A compromise plan approved Feb. 11 by U.S. House of Representative and U.S. Senate negotiators would provide $4.4 billion to extend broadband and wireless services to rural, suburban and urban areas through the U.S. Commerce Department’s National Telecommunications and Information Administration (NTIA) in addition to $2.8 billion to expand broadband access to rural areas through the Department of Agriculture’s Rural Utilities Service (RUS), according to a conference committee document.
While few details of the compromise agreement were immediately available, industry officials said the broadband funding in the stimulus package will be awarded to public-private partnerships rather than to individual companies. “The government tried awarding money directly to banks under the Troubled Asset Relief Program, and that didn’t work well,” one satellite industry official said. Under the broadband initiative, states are expected to form partnerships with communications firms capable of providing Internet service to communities that lack service, industry officials said.
The House passed the stimulus package Jan. 13. At press time, the Senate was poised to vote on the package later that evening. President BarackObama had asked Congress to send the bill to his desk by Feb. 16.
By specifically targeting grant money for broadband communications to unserved and underserved communities, the new legislation is likely to benefit satellite broadband providers.

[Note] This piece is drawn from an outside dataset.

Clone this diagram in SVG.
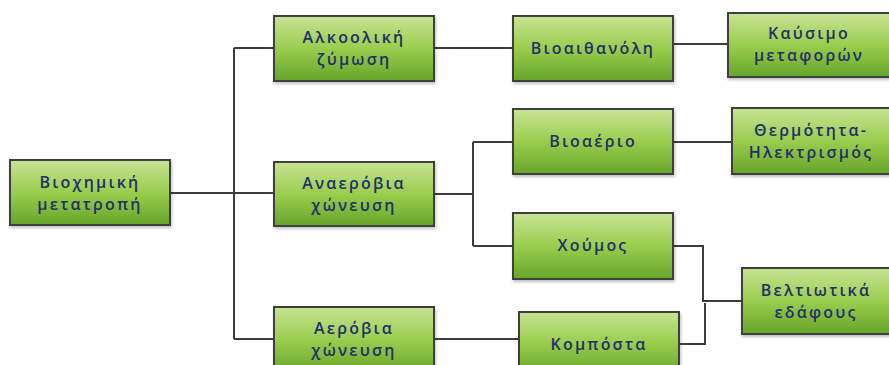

While cable and Digital Subscriber Line (DSL) Internet links are available in heavily populated areas, satellite- based networks provide service to the most rural and remote areas of the United States, said Patricia Cooper, president of the Satellite Industry Association, a trade group based in Washington.
“We are pleased that broadband remains a significant emphasis in the stimulus package and especially that unserved areas stand to receive significant support,” Cooper said.
Satellite industry officials also welcomed news that the stimulus plan that emerged from the House-Senate conference did not specify the speed capabilities of networks eligible to receive broadband grants. The original House- passed stimulus bill would have set aside 75 percent of the funding for broadband services offering subscribers 45 megabits per second downstream and at least 15 megabits per second upstream, with the remaining 25 percent of the money going to firms that offered data at a rate of 5 megabits per second downstream and 1 megabit per second upstream. Those speed requirements would have favored cable, fiber-optic and DSL communications providers who can offer higher transmission rates than satellite broadband service, industry officials said.
“I’m cautiously optimistic that there’s a real interest in making sure broadband reaches rural areas,” said Tom Moore, senior vice president of ViaSat, Inc., Carlsbad, Calif. “I also see a growing appreciation for the fact that without satellites, it is extremely expensive to provide broadband access to the last 20 percent of homes.”
In the scramble to reach a final agreement on a compromise stimulus bill, House and Senate conferees dropped a provision of the Senate plan to offer tax credits for broadband deployment. Those tax credits proved controversial, pitting communications firms against one another because language included in the Senate draft was expected to favor large, established broadband providers over smaller companies, industry official said.